§ STATED PROBLEM
Retype the data that follows line by line, exactly, and leave its pictures out.

§ GIVEN MATERIAL
========================================================================
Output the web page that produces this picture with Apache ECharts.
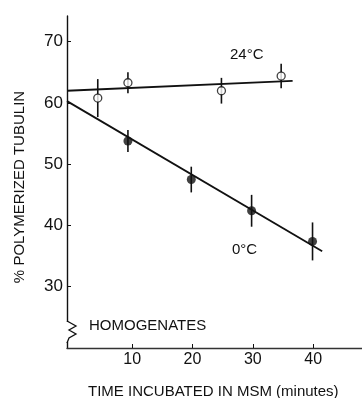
<!DOCTYPE html>
<html>
<head>
<meta charset="utf-8">
<script src="https://cdn.jsdelivr.net/npm/echarts@6/dist/echarts.min.js"></script>
<style>
  html, body { margin: 0; padding: 0; background: #fff; }
  #chart { width: 362px; height: 398px; }
</style>
</head>
<body>
<div id="chart"></div>
<script>
// data
const warmTimes = [4.3, 9.3, 24.8, 34.7];
const warmValues = [60.8, 63.3, 62.0, 64.4];
const warmErr = [3.1, 1.7, 2.1, 2.0];

const coldTimes = [9.3, 19.8, 29.8, 39.9];
const coldValues = [53.8, 47.5, 42.4, 37.4];
const coldErr = [1.8, 2.1, 2.6, 3.1];

// regression lines (end points)
const warmFit = [[-0.8, 62.0], [36.6, 63.6]];
const coldFit = [[-0.8, 60.3], [41.5, 35.8]];

const xTicks = [10, 20, 30, 40];
const yTicks = [30, 40, 50, 60, 70];

const FONT = "Liberation Sans";
const INK = "#111";

const pts = (xs, ys) => xs.map((x, i) => [x, ys[i]]);
const errData = (xs, ys, es) => xs.map((x, i) => [x, ys[i] - es[i], ys[i] + es[i]]);

function errBars(data) {
  return {
    type: "custom",
    data: data,
    z: 3,
    renderItem: (params, api) => {
      const lo = api.coord([api.value(0), api.value(1)]);
      const hi = api.coord([api.value(0), api.value(2)]);
      return {
        type: "line",
        shape: { x1: lo[0], y1: lo[1], x2: hi[0], y2: hi[1] },
        style: { stroke: INK, lineWidth: 1.6 }
      };
    }
  };
}

const chart = echarts.init(document.getElementById("chart"));

const option = {
  animation: false,
  grid: { left: 67, right: 0, top: 16, bottom: 50 },
  xAxis: {
    type: "value",
    min: -0.8,
    max: 48.1,
    axisLine: { onZero: false, lineStyle: { color: "#333", width: 1.4 } },
    axisTick: { inside: true, length: 4, customValues: xTicks, lineStyle: { color: INK } },
    axisLabel: { customValues: xTicks, color: INK, fontFamily: FONT, fontSize: 16, margin: 4 },
    splitLine: { show: false }
  },
  yAxis: {
    type: "value",
    min: 20,
    max: 74.2,
    axisLine: { show: true, onZero: false, lineStyle: { color: INK, width: 1.4 } },
    axisTick: { show: true, inside: true, length: 4, customValues: yTicks, lineStyle: { color: INK } },
    axisLabel: { customValues: yTicks, color: INK, fontFamily: FONT, fontSize: 17, margin: 4 },
    splitLine: { show: false }
  },
  series: [
    {
      type: "line",
      data: warmFit,
      symbol: "none",
      lineStyle: { color: INK, width: 1.8 },
      z: 2
    },
    {
      type: "line",
      data: coldFit,
      symbol: "none",
      lineStyle: { color: INK, width: 1.8 },
      z: 2
    },
    errBars(errData(warmTimes, warmValues, warmErr)),
    errBars(errData(coldTimes, coldValues, coldErr)),
    {
      type: "scatter",
      data: pts(warmTimes, warmValues),
      symbol: "circle",
      symbolSize: 8,
      itemStyle: { color: "#fff", borderColor: INK, borderWidth: 1.3 },
      z: 4
    },
    {
      type: "scatter",
      data: pts(coldTimes, coldValues),
      symbol: "circle",
      symbolSize: 9,
      itemStyle: { color: INK },
      z: 4
    }
  ],
  graphic: [
    // axis break
    { type: "rect", shape: { x: 64, y: 322, width: 6, height: 20 }, style: { fill: "#fff" }, z: 100 },
    {
      type: "polyline",
      shape: { points: [[67, 321], [76, 326], [69, 330], [76, 334], [69, 338], [67, 343]] },
      style: { stroke: INK, lineWidth: 1.3, fill: null },
      z: 101
    },
    { type: "text", left: 230, top: 47, style: { text: "24°C", font: "15px " + FONT, fill: INK } },
    { type: "text", left: 232, top: 242, style: { text: "0°C", font: "15px " + FONT, fill: INK } },
    { type: "text", left: 89, top: 318, style: { text: "HOMOGENATES", font: "15px " + FONT, fill: INK } },
    { type: "text", left: 88, top: 384, style: { text: "TIME INCUBATED IN MSM (minutes)", font: "15px " + FONT, fill: INK } },
    {
      type: "text",
      x: 20,
      y: 187,
      rotation: Math.PI / 2,
      style: { text: "% POLYMERIZED TUBULIN", font: "15px " + FONT, fill: INK, align: "center", verticalAlign: "middle" }
    }
  ]
};

chart.setOption(option);
</script>
</body>
</html>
========================================================================
§ ANSWER TO THIS TASK
Output the web page that produces this picture with Apache ECharts.
<!DOCTYPE html>
<html>
<head>
<meta charset="utf-8">
<script src="https://cdn.jsdelivr.net/npm/echarts@6/dist/echarts.min.js"></script>
<style>
  html, body { margin: 0; padding: 0; background: #fff; }
  #chart { width: 362px; height: 398px; }
</style>
</head>
<body>
<div id="chart"></div>
<script>
// data
const warmTimes = [4.3, 9.3, 24.8, 34.7];
const warmValues = [60.8, 63.3, 62.0, 64.4];
const warmErr = [3.1, 1.7, 2.1, 2.0];

const coldTimes = [9.3, 19.8, 29.8, 39.9];
const coldValues = [53.8, 47.5, 42.4, 37.4];
const coldErr = [1.8, 2.1, 2.6, 3.1];

// regression lines (end points)
const warmFit = [[-0.8, 62.0], [36.6, 63.6]];
const coldFit = [[-0.8, 60.3], [41.5, 35.8]];

const xTicks = [10, 20, 30, 40];
const yTicks = [30, 40, 50, 60, 70];

const FONT = "Liberation Sans";
const INK = "#111";

const pts = (xs, ys) => xs.map((x, i) => [x, ys[i]]);
const errData = (xs, ys, es) => xs.map((x, i) => [x, ys[i] - es[i], ys[i] + es[i]]);

function errBars(data) {
  return {
    type: "custom",
    data: data,
    z: 3,
    renderItem: (params, api) => {
      const lo = api.coord([api.value(0), api.value(1)]);
      const hi = api.coord([api.value(0), api.value(2)]);
      return {
        type: "line",
        shape: { x1: lo[0], y1: lo[1], x2: hi[0], y2: hi[1] },
        style: { stroke: INK, lineWidth: 1.6 }
      };
    }
  };
}

const chart = echarts.init(document.getElementById("chart"));

const option = {
  animation: false,
  grid: { left: 67, right: 0, top: 16, bottom: 50 },
  xAxis: {
    type: "value",
    min: -0.8,
    max: 48.1,
    axisLine: { onZero: false, lineStyle: { color: "#333", width: 1.4 } },
    axisTick: { inside: true, length: 4, customValues: xTicks, lineStyle: { color: INK } },
    axisLabel: { customValues: xTicks, color: INK, fontFamily: FONT, fontSize: 16, margin: 4 },
    splitLine: { show: false }
  },
  yAxis: {
    type: "value",
    min: 20,
    max: 74.2,
    axisLine: { show: true, onZero: false, lineStyle: { color: INK, width: 1.4 } },
    axisTick: { show: true, inside: true, length: 4, customValues: yTicks, lineStyle: { color: INK } },
    axisLabel: { customValues: yTicks, color: INK, fontFamily: FONT, fontSize: 17, margin: 4 },
    splitLine: { show: false }
  },
  series: [
    {
      type: "line",
      data: warmFit,
      symbol: "none",
      lineStyle: { color: INK, width: 1.8 },
      z: 2
    },
    {
      type: "line",
      data: coldFit,
      symbol: "none",
      lineStyle: { color: INK, width: 1.8 },
      z: 2
    },
    errBars(errData(warmTimes, warmValues, warmErr)),
    errBars(errData(coldTimes, coldValues, coldErr)),
    {
      type: "scatter",
      data: pts(warmTimes, warmValues),
      symbol: "circle",
      symbolSize: 8,
      itemStyle: { color: "#fff", borderColor: INK, borderWidth: 1.3 },
      z: 4
    },
    {
      type: "scatter",
      data: pts(coldTimes, coldValues),
      symbol: "circle",
      symbolSize: 9,
      itemStyle: { color: INK },
      z: 4
    }
  ],
  graphic: [
    // axis break
    { type: "rect", shape: { x: 64, y: 322, width: 6, height: 20 }, style: { fill: "#fff" }, z: 100 },
    {
      type: "polyline",
      shape: { points: [[67, 321], [76, 326], [69, 330], [76, 334], [69, 338], [67, 343]] },
      style: { stroke: INK, lineWidth: 1.3, fill: null },
      z: 101
    },
    { type: "text", left: 230, top: 47, style: { text: "24°C", font: "15px " + FONT, fill: INK } },
    { type: "text", left: 232, top: 242, style: { text: "0°C", font: "15px " + FONT, fill: INK } },
    { type: "text", left: 89, top: 318, style: { text: "HOMOGENATES", font: "15px " + FONT, fill: INK } },
    { type: "text", left: 88, top: 384, style: { text: "TIME INCUBATED IN MSM (minutes)", font: "15px " + FONT, fill: INK } },
    {
      type: "text",
      x: 20,
      y: 187,
      rotation: Math.PI / 2,
      style: { text: "% POLYMERIZED TUBULIN", font: "15px " + FONT, fill: INK, align: "center", verticalAlign: "middle" }
    }
  ]
};

chart.setOption(option);
</script>
</body>
</html>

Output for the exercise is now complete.